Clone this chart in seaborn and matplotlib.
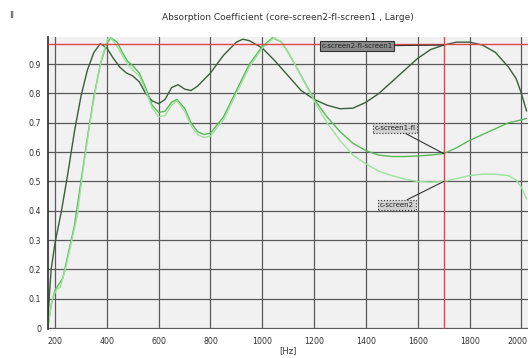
import numpy as np
import pandas as pd
import matplotlib
matplotlib.use("Agg")
import matplotlib.pyplot as plt
import matplotlib.transforms as mtransforms
import seaborn as sns

# ---- data ----
freq_a = [172, 185, 200, 225, 250, 275, 300, 325, 350, 375, 400, 425, 450, 475, 500, 525, 550, 575,
          600, 625, 650, 675, 700, 725, 750, 800, 850, 900, 925, 950, 1000, 1050, 1100, 1150, 1200,
          1250, 1300, 1350, 1400, 1450, 1500, 1550, 1600, 1650, 1700, 1750, 1800, 1850, 1900, 1950,
          1980, 2000, 2020]
vals_a = [0.03, 0.20, 0.29, 0.40, 0.53, 0.67, 0.79, 0.88, 0.94, 0.97, 0.955, 0.92, 0.89, 0.87, 0.86,
          0.84, 0.80, 0.775, 0.765, 0.78, 0.82, 0.83, 0.815, 0.81, 0.825, 0.87, 0.93, 0.975, 0.985,
          0.98, 0.955, 0.91, 0.86, 0.81, 0.78, 0.76, 0.748, 0.75, 0.77, 0.80, 0.84, 0.88, 0.92, 0.95,
          0.965, 0.975, 0.975, 0.965, 0.94, 0.89, 0.85, 0.80, 0.74]

freq_b = [172, 185, 200, 215, 230, 250, 275, 300, 325, 350, 375, 400, 415, 440, 460, 480, 500, 525,
          550, 575, 600, 625, 650, 670, 700, 725, 750, 775, 800, 850, 900, 950, 1000, 1040, 1075,
          1100, 1150, 1200, 1250, 1300, 1350, 1400, 1450, 1500, 1550, 1600, 1650, 1700, 1750, 1800,
          1850, 1900, 1950, 2000, 2020]
vals_b = [0.0, 0.08, 0.13, 0.15, 0.17, 0.25, 0.35, 0.50, 0.65, 0.79, 0.90, 0.97, 0.99, 0.975, 0.94,
          0.91, 0.895, 0.87, 0.82, 0.76, 0.735, 0.74, 0.77, 0.78, 0.75, 0.70, 0.67, 0.66, 0.665, 0.72,
          0.81, 0.90, 0.96, 0.99, 0.975, 0.94, 0.86, 0.78, 0.72, 0.67, 0.63, 0.605, 0.59, 0.585, 0.585,
          0.587, 0.59, 0.595, 0.615, 0.64, 0.66, 0.68, 0.70, 0.71, 0.715]

freq_c = [172, 190, 205, 220, 240, 260, 285, 310, 335, 360, 380, 405, 420, 440, 460, 480, 500, 525,
          550, 575, 600, 625, 650, 670, 700, 725, 750, 775, 800, 850, 900, 950, 1000, 1045, 1075,
          1100, 1150, 1200, 1250, 1300, 1350, 1400, 1450, 1500, 1550, 1600, 1650, 1700, 1750, 1800,
          1850, 1900, 1950, 1980, 2000, 2020]
vals_c = [0.0, 0.10, 0.13, 0.14, 0.20, 0.28, 0.38, 0.55, 0.70, 0.83, 0.92, 0.99, 0.985, 0.96, 0.93,
          0.90, 0.88, 0.86, 0.81, 0.75, 0.72, 0.725, 0.76, 0.775, 0.74, 0.69, 0.66, 0.65, 0.655, 0.71,
          0.80, 0.89, 0.955, 0.99, 0.975, 0.94, 0.86, 0.775, 0.70, 0.64, 0.59, 0.56, 0.535, 0.52,
          0.508, 0.50, 0.498, 0.50, 0.51, 0.52, 0.525, 0.525, 0.52, 0.505, 0.48, 0.44]

series_names = ["c-screen2-fl-screen1", "c-screen1-fl", "c-screen2"]
series_colors = ["#3d5c3d", "#5cb85c", "#9be39b"]
x_ticks = [200, 400, 600, 800, 1000, 1200, 1400, 1600, 1800, 2000]
y_ticks = [0, 0.1, 0.2, 0.3, 0.4, 0.5, 0.6, 0.7, 0.8, 0.9]
y_tick_labels = ["0", "0.1", "0.2", "0.3", "0.4", "0.5", "0.6", "0.7", "0.8", "0.9"]
marker_freq = 1700
marker_level = 0.97
label_points = [0.965, 0.595, 0.50]

df = pd.concat([
    pd.DataFrame({"freq": freq_a, "value": vals_a, "series": series_names[0]}),
    pd.DataFrame({"freq": freq_b, "value": vals_b, "series": series_names[1]}),
    pd.DataFrame({"freq": freq_c, "value": vals_c, "series": series_names[2]}),
])

sns.set_theme(style="whitegrid", rc={
    "axes.facecolor": "#f1f1f1",
    "grid.color": "#5a5a5a",
    "grid.linewidth": 0.9,
    "axes.edgecolor": "#444444",
})
plt.rcParams["font.family"] = ["DejaVu Sans"]

fig = plt.figure(figsize=(5.30, 3.58), dpi=100)
ax = fig.add_axes([0.0906, 0.081, 0.9054, 0.816])

sns.lineplot(data=df, x="freq", y="value", hue="series", palette=series_colors,
             hue_order=series_names, estimator=None, sort=True, linewidth=1.0,
             legend=False, ax=ax)

ax.axhline(marker_level, color="#e04848", linewidth=1.0, zorder=3)
ax.axvline(marker_freq, color="#e04848", linewidth=1.0, zorder=3)

ax.set_xlim(173, 2025)
ax.set_ylim(-0.003, 0.993)
ax.set_xticks(x_ticks)
ax.set_xticklabels([str(t) for t in x_ticks])
ax.set_yticks(y_ticks)
ax.set_yticklabels(y_tick_labels)
ax.tick_params(axis="both", labelsize=5.7, colors="#333333", length=3, width=0.8, pad=2)
ax.tick_params(axis="x", pad=3)
last = ax.get_xticklabels()[-1]
last.set_transform(last.get_transform() +
                   mtransforms.ScaledTranslation(-4 / 100, 0, fig.dpi_scale_trans))
for side in ["top", "right", "bottom"]:
    ax.spines[side].set_visible(False)
ax.spines["left"].set_color("#333333")
ax.set_xlabel("[Hz]", fontsize=6, color="#333333", labelpad=0)
ax.set_ylabel("")
ax.set_title("Absorption Coefficient (core-screen2-fl-screen1 , Large)", fontsize=6.5,
             color="#333333", pad=12)

# annotation labels
ax.annotate(series_names[0], xy=(marker_freq, label_points[0]), xytext=(1366, 0.962),
            fontsize=5, color="#222222", ha="center", va="center",
            bbox=dict(boxstyle="square,pad=0.25", fc="#8c8c8c", ec="#333333", lw=0.8),
            arrowprops=dict(arrowstyle="-", color="#333333", lw=0.8, shrinkA=0, shrinkB=0),
            zorder=5)
ax.annotate(series_names[1], xy=(marker_freq, label_points[1]), xytext=(1512, 0.683),
            fontsize=5, color="#222222", ha="center", va="center",
            bbox=dict(boxstyle="square,pad=0.25", fc="#d0d0d0", ec="#333333", lw=0.8, ls=":"),
            arrowprops=dict(arrowstyle="-", color="#333333", lw=0.8, shrinkA=0, shrinkB=0),
            zorder=5)
ax.annotate(series_names[2], xy=(marker_freq, label_points[2]), xytext=(1519, 0.42),
            fontsize=5, color="#222222", ha="center", va="center",
            bbox=dict(boxstyle="square,pad=0.25", fc="#d0d0d0", ec="#333333", lw=0.8, ls=":"),
            arrowprops=dict(arrowstyle="-", color="#333333", lw=0.8, shrinkA=0, shrinkB=0),
            zorder=5)

fig.text(12 / 530, 1 - 15 / 358, "II", fontsize=6, color="#333333", ha="center", va="center")

fig.savefig("out.png", dpi=100)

::::::

SET TASK: Count the lines in which the string "seaborn" appears, then report only that figure.

CORRECT ANSWER: 2